The application designer needs to enable call classification for outbound calls. If the call is going to be invoked by the Application Interface web service LaunchVXML method, you can specify the call classification parameters when you invoke the web service, as described in Call classification with the LaunchVXML method.
Otherwise, the application designer has to set enable_call_classification=true in the hints attribute of the <createcall> tag.
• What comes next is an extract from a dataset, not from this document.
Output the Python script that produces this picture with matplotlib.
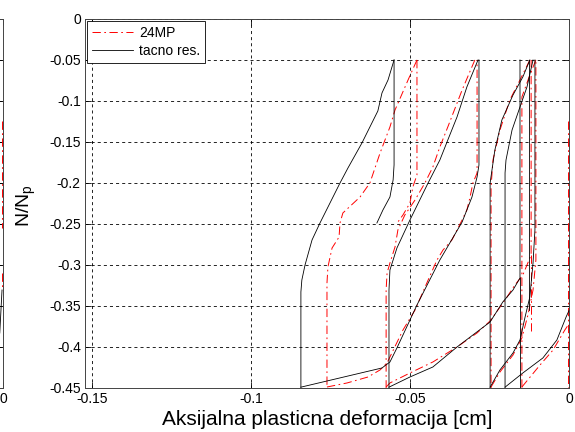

When call classification is enabled, a call will receive one or more connection.signal events containing the event$.info.callprogress field. This field will have one of the values described in Call classification for outbound calls.
Note:
Remember that the page may receive connection.signal events that do not contain the callprogress field. It is up to the page to determine if thecallprogress field exists and to take the appropriate course of action based on the value of this field.
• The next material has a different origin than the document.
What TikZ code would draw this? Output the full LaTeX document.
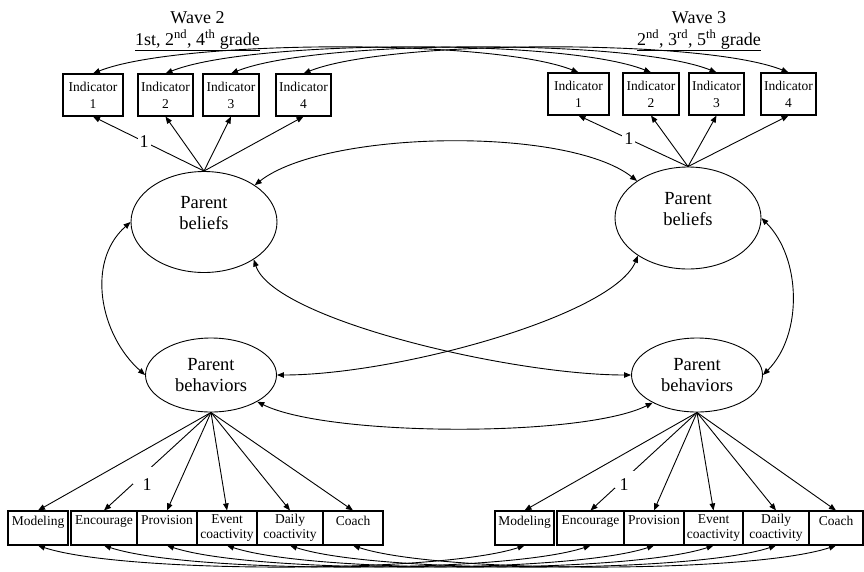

The default timeout for outbound call classification is 20 seconds (or 20000 milliseconds). The default value can be overridden for outbound calls by setting the call_classification_timeout parameter in the hints attribute on the <createcall> tag to the desired number of milliseconds before call classification analysis should time out.
The following example shows a simple connection.signal handler page that first determines whether this is a connection.signal event bearing classification data. If it is, the handler assesses the data to determine what action to take. If the classification is live_voice, then it returns a status of success and the page continues to run. Otherwise, a it returns the failure status no answer.
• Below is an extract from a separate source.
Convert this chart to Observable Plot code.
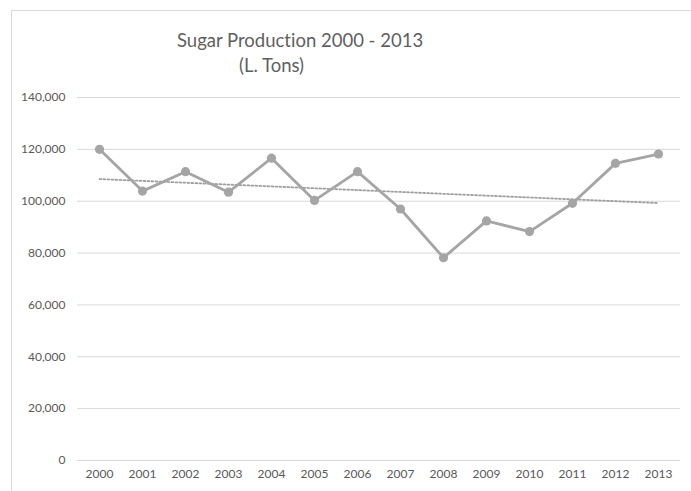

<transition event="connection.signal">
<if cond="typeof(event$.info) != 'undefined'">
<if cond="typeof(event$.info.callprogress) != 'undefined'">
<var name="call_classification" expr="event$.info.callprogress"/>
<var name="status"/>
<if cond="call_classification == 'live_voice'">
<assign name="status" expr="'success'"/>
<send name="'avaya.launchresponse'" targettype="'avaya_platform'"
target="session.id" namelist="status"/>
<else/>
<assign name="status" expr="'no answer'"/>
<send name="'avaya.launchresponse'" targettype="'avaya_platform'"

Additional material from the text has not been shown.